So, the Death of Education is the Birth of Learning. What does this mean to me and what do I want from it? By definition, education means the process of receiving or giving systematic instruction especially at the university or school level. Broke down further, systematic: done according to a fixed plan or system; and instruction: detailed information telling how something should be done, operated, or assembled. By these Google definitions, I don't want education in my classroom. I do not want it to be systematic, I do not not want it to be a fixed plan, nor do I want to tell my students how something should be done. Education by these definitions needs to go away.
A quote that has remained with me since the beginning of the school year is, "If you understand everything you're doing, you are not learning." That was in my daughter's fortune cookie,
and it encompasses everything I want my classroom to be. Birth of learning begins with the teacher spending her time building a classroom where confusion reigns, questions are supreme, inquiry and processing are more important than facts, failure is an option, learning is authentic, content standards are met, skills are developed, students collaborate, and the walls of the school are just for structural purposes. I want my students, to put it in plain and simple terms... THINK. Think creatively and think critically. I want them to discover things I never knew and quite frankly, never knew enough to even wonder about. Learning. This is learning to me.

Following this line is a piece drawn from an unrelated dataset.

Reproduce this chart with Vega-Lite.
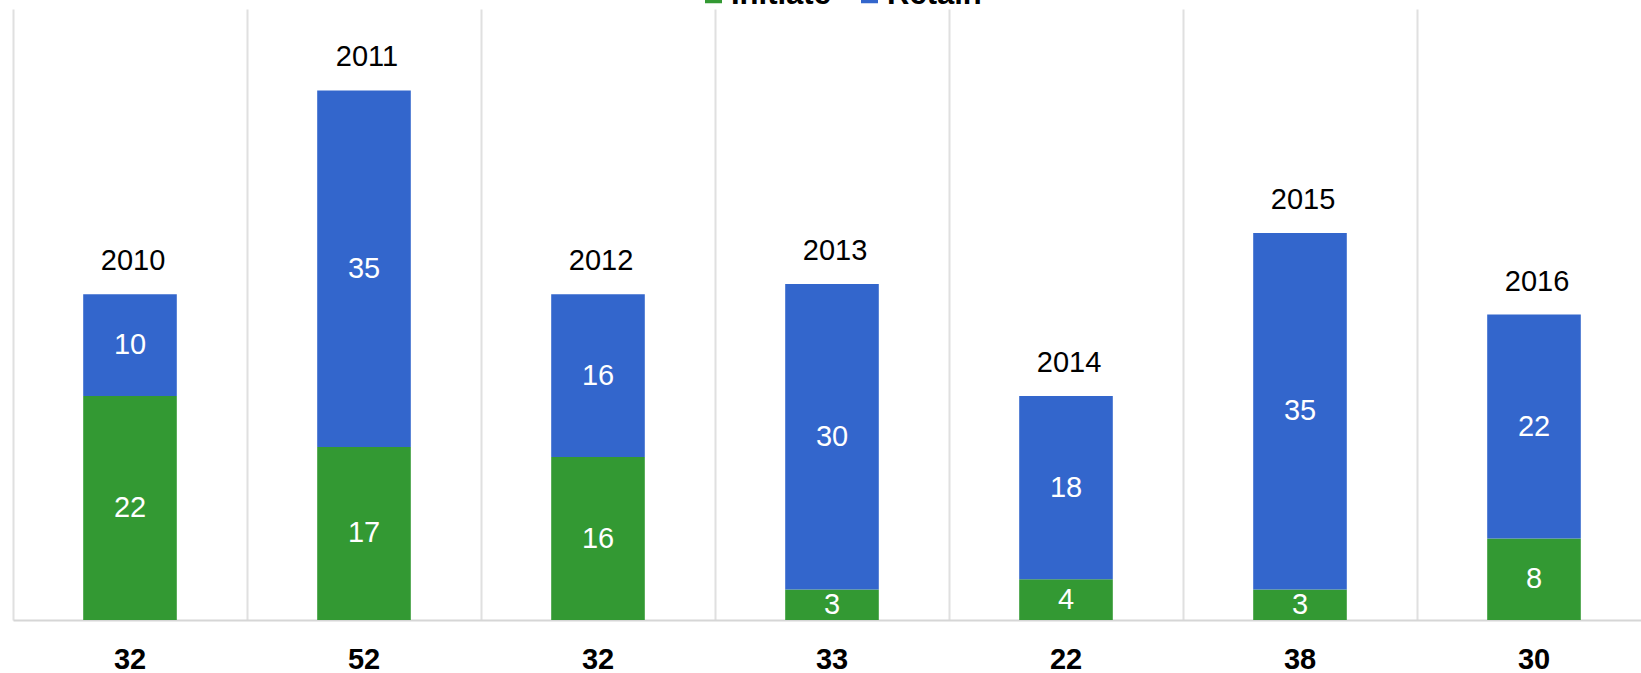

As most of us educators, certainly all of my PLN on Twitter, have come to realize; students have long learned the game of education and have slowly lost the excitement and overall zest for learning. I also think we could all agree that once they leave the walls of their elementary classrooms, many of us middle school and high school teachers slowly drill and kill low level facts and meaningless information into their brains. The system becomes a set of hoops in which they need to jump through all under the guise of, "We are preparing them for their future." At Iowa's 1:1 Institute Leadership Conference, Patrick Larkin mentioned vision statements and school goals; if we really analyze our schools' mission statements and assessed how each teacher in the building actually was contributing to it; how would we rank? Are we preparing them for a future of unknowns by taking away their desire to learn? Taking away their creativity and zest for learning by telling what they need to know, how they will learn it, and when they will test on it; is this preparing them for their future?
To be completely honest, my students have given me reasons to smack my head against the wall, made me go home wondering why I even try to teach, made me question why I spend so many hours worried about them instead of my own children, and have literally pushed me to the brink of throwing my hands in the air and just calling it quits. In the same breath, however, I can barely wait to tell you these students are also the ones who challenge me intellectually, who carry stimulating conversations, are able to push me to become a better teacher through needed research and study in order to reach them; and have also given me a plethora of reasons as to why I am a teacher. I can honestly say, however, the specific examples in which I am currently thinking about in both positive and negative scenarios have nothing to do with the true definition of education. The frustrations and successes in which I am experiencing are all surrounded by the idea of pushing my students to be learners.